The Free Press, Mankato, MN


July 9, 2013

Freezing an easy way to preserve summer herb bounty

Q: I am growing fresh herbs for the first time and with the wet, hot weather we have been having, they are growing like crazy. What is the best way to preserve them?

A: Summertime is the best time to capture the freshest flavors, with an abundance of local produce items from the supermarket as well as your backyard gardens. But the trick is capturing those summer flavors and making them last year-round. That’s where freezing comes in.

Most people have experience with frozen fruits and vegetables. Did you know that you can freeze some herbs, too?

Drying herbs is much more common, but certain herbs like basil, chives, marjoram and thyme can be frozen, too. In fact, some of these herbs will preserve better by freezing than drying.

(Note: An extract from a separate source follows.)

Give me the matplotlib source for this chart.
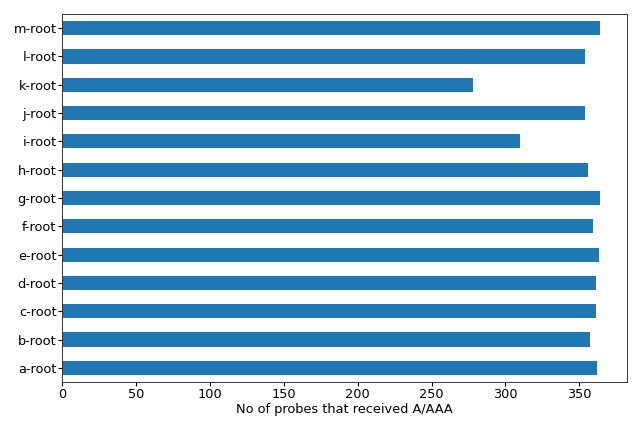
import matplotlib
matplotlib.use("Agg")
import matplotlib.pyplot as plt

roots = ["a-root", "b-root", "c-root", "d-root", "e-root", "f-root", "g-root",
         "h-root", "i-root", "j-root", "k-root", "l-root", "m-root"]
probes = [362, 357, 361, 361, 363, 359, 364, 356, 310, 354, 278, 354, 364]

fs = 9.3
fig = plt.figure(figsize=(6.4, 4.26), dpi=100)
ax = fig.add_axes([62/640, 1-382/426, (627-62)/640, (382-14)/426])
ax.barh(range(len(roots)), probes, height=0.5, color="#1f77b4")
ax.set_yticks(range(len(roots)))
ax.set_yticklabels(roots)
ax.set_ylim(-0.5, len(roots) - 0.5)
ax.set_xlim(0, max(probes) * 1.05)
ax.tick_params(axis="y", labelsize=fs, length=3, pad=1)
ax.tick_params(axis="x", labelsize=fs, length=3, pad=1.5)
for s in ax.spines.values():
    s.set_linewidth(0.7)
    s.set_edgecolor("#333333")
ax.set_xlabel("No of probes that received A/AAA", fontsize=fs, labelpad=1)
fig.savefig("out.png", dpi=100)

Here are a few tips to get you started:

- First, start with the freshest herbs immediately after harvesting.

- Next, be sure to clean the herb with running water, then drain. No need to blanch.

- Then, chop the fresh herb, and mix with a small amount of water. This step works well in a food processor. Freeze the herb/water mixture in ice cube trays.

- Remove the herbs from the trays and store in a sealed plastic bag with all the air removed.

- Remember to label the plastic bag with the date and contents.

- Store at 0 degrees and use within eight to 12 months for the best quality.

Frozen herbs can easily be added to dishes throughout the year. Add basil to pesto, pasta sauce or pizza. Add chives to mashed potatoes or homemade veggie dip. Add marjoram to a meat marinade. Add thyme to roasted vegetables.

The benefit of adding herbs to cooking is that you can maximize flavor while limiting the need for salt, which makes the recipe healthier. Herbs also offer antioxidants, another health benefit. Preserving herbs from the summer months will allow you to savor the freshest flavors, save money and improve the nutritional quality of your cooking year-round.